The ministry said in the circular that Victory Day celebrations for laying wreaths will be held with participants wearing protective face masks and heeding social distance rules. The participants will include one representative each from the parliament’s political parties, public institutions, and veteran and martyr foundations, according to the circular.
The citizens can hang Turkish flags from their houses’ windows and balconies, but other celebratory events, besides the official ones mentioned in the circular, will not be allowed.
After the ministry’s circular, many took to social media to criticize the decision, interpreting as “not allowing” any celebratory events for the Victory Day.

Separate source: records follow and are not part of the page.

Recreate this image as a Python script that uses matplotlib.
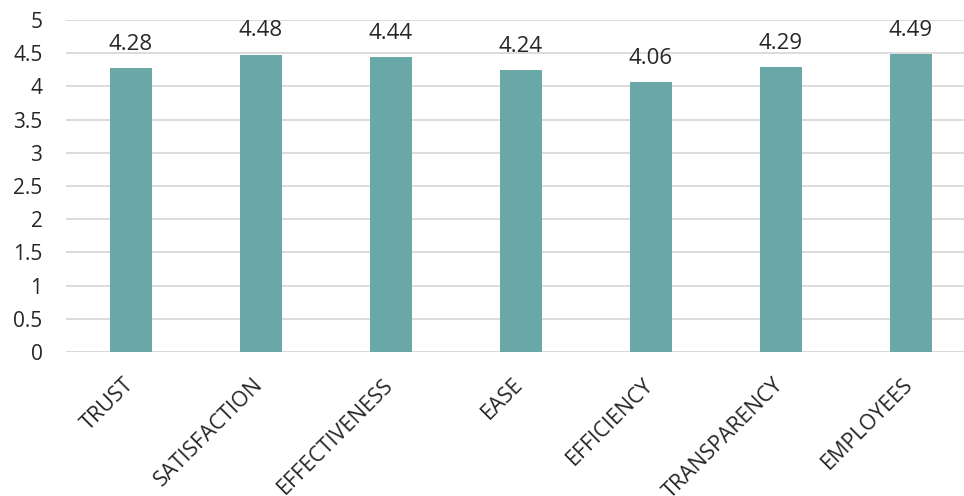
import matplotlib
matplotlib.use("Agg")
import matplotlib.pyplot as plt

categories = ["TRUST", "SATISFACTION", "EFFECTIVENESS", "EASE", "EFFICIENCY", "TRANSPARENCY", "EMPLOYEES"]
values = [4.28, 4.48, 4.44, 4.24, 4.06, 4.29, 4.49]
yticks = [0, 0.5, 1, 1.5, 2, 2.5, 3, 3.5, 4, 4.5, 5]
ytick_labels = ["0", "0.5", "1", "1.5", "2", "2.5", "3", "3.5", "4", "4.5", "5"]

plt.rcParams['font.family'] = ['Open Sans', 'DejaVu Sans']

fig = plt.figure(figsize=(9.64, 4.96), dpi=100)
ax = fig.add_axes([66/964, (496-352)/496, (964-66)/964, (352-20)/496])

x = list(range(len(categories)))
ax.bar(x, values, width=0.32, color="#6AA8A8", zorder=3)
for xi, v in zip(x, values):
    ax.annotate(f"{v:.2f}", (xi, v), xytext=(0, 13), textcoords="offset points",
                ha="center", va="baseline", fontsize=16, color="#262626")

ax.set_ylim(0, 5)
ax.set_xlim(-0.5, 6.5 - 12/130)
ax.set_yticks(yticks)
ax.set_yticklabels(ytick_labels, fontsize=15, color="#262626")
ax.set_xticks(x)
ax.set_xticklabels([])
for xi, cat in zip(x, categories):
    ax.annotate(cat, (xi, 0), xycoords=("data", "axes fraction"), xytext=(-6, -16),
                textcoords="offset points", ha="right", va="top", rotation=45,
                rotation_mode="anchor", fontsize=15.5, color="#262626", annotation_clip=False)
ax.yaxis.grid(True, color="#D9D9D9", linewidth=1.3, zorder=0)
ax.tick_params(axis="y", length=0, pad=17)
ax.tick_params(axis="x", length=0)
for s in ax.spines.values():
    s.set_visible(False)
ax.axhline(0, color="#D9D9D9", linewidth=1.3, zorder=2)

fig.savefig("out.png", dpi=100)
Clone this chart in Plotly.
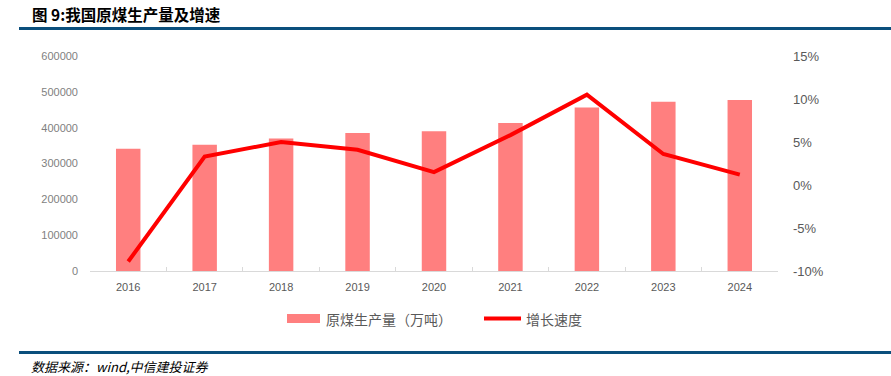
import plotly.graph_objects as go

years = ["2016", "2017", "2018", "2019", "2020", "2021", "2022", "2023", "2024"]
output = [341000, 352000, 370000, 385000, 390000, 413000, 456000, 472000, 477000]
growth = [-8.9, 3.3, 5.0, 4.1, 1.5, 5.8, 10.5, 3.6, 1.2]
left_ticks = [0, 100000, 200000, 300000, 400000, 500000, 600000]
right_ticks = [-10, -5, 0, 5, 10, 15]
right_labels = ["-10%", "-5%", "0%", "5%", "10%", "15%"]

BAR = "#FF7F7F"
LINE = "#FF0000"
BLUE = "#0B4F7C"
CJK = "Noto Sans CJK SC"

fig = go.Figure()
fig.add_trace(go.Bar(x=years, y=output, name="原煤生产量（万吨）",
                     marker=dict(color=BAR, line=dict(width=0)), showlegend=False))
fig.add_trace(go.Scatter(x=years, y=growth, name="增长速度", yaxis="y2", mode="lines",
                         line=dict(color=LINE, width=4), showlegend=False))

L, R, T, B = 90, 778, 56, 271
W, H = 891, 376
def px(x):
    return (x - L) / (R - L)
def py(y):
    return (B - y) / (B - T)

shapes = [
    dict(type="line", xref="paper", yref="paper", x0=px(19), x1=px(891), y0=py(28.5), y1=py(28.5),
         line=dict(color=BLUE, width=3)),
    dict(type="line", xref="paper", yref="paper", x0=px(19), x1=px(891), y0=py(352.5), y1=py(352.5),
         line=dict(color=BLUE, width=3)),
    dict(type="rect", xref="paper", yref="paper", x0=px(287), x1=px(320), y0=py(323), y1=py(314),
         fillcolor=BAR, line=dict(width=0)),
    dict(type="line", xref="paper", yref="paper", x0=px(484), x1=px(521), y0=py(318.5), y1=py(318.5),
         line=dict(color=LINE, width=4)),
]
annotations = [
    dict(text="<b>图 9:我国原煤生产量及增速</b>", xref="paper", yref="paper", x=px(30), y=py(14.5),
         xanchor="left", yanchor="middle", showarrow=False, font=dict(family=CJK, size=15.5, color="#000000")),
    dict(text="<i>数据来源：wind,中信建投证券</i>", xref="paper", yref="paper", x=px(29), y=py(366),
         xanchor="left", yanchor="middle", showarrow=False, font=dict(family=CJK, size=13, color="#000000")),
    dict(text="原煤生产量（万吨）", xref="paper", yref="paper", x=px(324), y=py(318.5),
         xanchor="left", yanchor="middle", showarrow=False, font=dict(family=CJK, size=14, color="#595959")),
    dict(text="增长速度", xref="paper", yref="paper", x=px(524), y=py(318.5),
         xanchor="left", yanchor="middle", showarrow=False, font=dict(family=CJK, size=14, color="#595959")),
]

fig.update_layout(
    width=W, height=H,
    margin=dict(l=L, r=W - R, t=T, b=H - B, pad=0),
    paper_bgcolor="white", plot_bgcolor="white",
    bargap=0.68,
    showlegend=False,
    hovermode=False,
    shapes=shapes, annotations=annotations,
    xaxis=dict(type="category", showgrid=False, showline=True, linecolor="#D9D9D9", linewidth=1,
               ticks="inside", tickson="boundaries", ticklen=4, tickcolor="#D9D9D9",
               tickfont=dict(family="Liberation Sans", size=11, color="#595959"),
               ticklabelstandoff=6),
    yaxis=dict(range=[0, 600000], tickvals=left_ticks, ticktext=[str(v) for v in left_ticks],
               showgrid=False, zeroline=False, showline=False, ticks="",
               tickfont=dict(family="Liberation Sans", size=11, color="#7F7F7F"),
               ticklabelstandoff=11),
    yaxis2=dict(range=[-10, 15], overlaying="y", side="right", tickvals=right_ticks, ticktext=right_labels,
                showgrid=False, zeroline=False, showline=False, ticks="",
                tickfont=dict(family="Liberation Sans", size=13, color="#595959"),
                ticklabelstandoff=14),
)

fig.write_html("out.html", config={"displayModeBar": False},
               post_script="document.body.style.margin='0px';document.body.style.overflow='hidden';")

They asked why the opening of the Hagia Sophia to Muslim worship was allowed despite the participation of 350,000 people.
Main opposition Republican People’s Party (CHP) group deputy chair Engin Özkoç said in a tweet that “no ban can prevent celebrations.”
But the Interior Ministry on Aug. 23 refuted claims about any prohibition on the celebrations in a written statement.
The ministry’s statement underlined that the circular issued on Aug. 29 included precautionary measures to be taken due to the novel coronavirus outbreak and did not imply any ban on the events.
“Within this context, since the fight against the COVID-19 outbreak started, we ask our governor’s offices to take some measures as well as restrictions to prevent crowds from not abiding by physical distancing rules, like any other religious and national holidays,” the statement said.
The statement also added that it is an “obligation” to complete all events in line with measures at a time when the country’s coronavirus caseloads have been surging.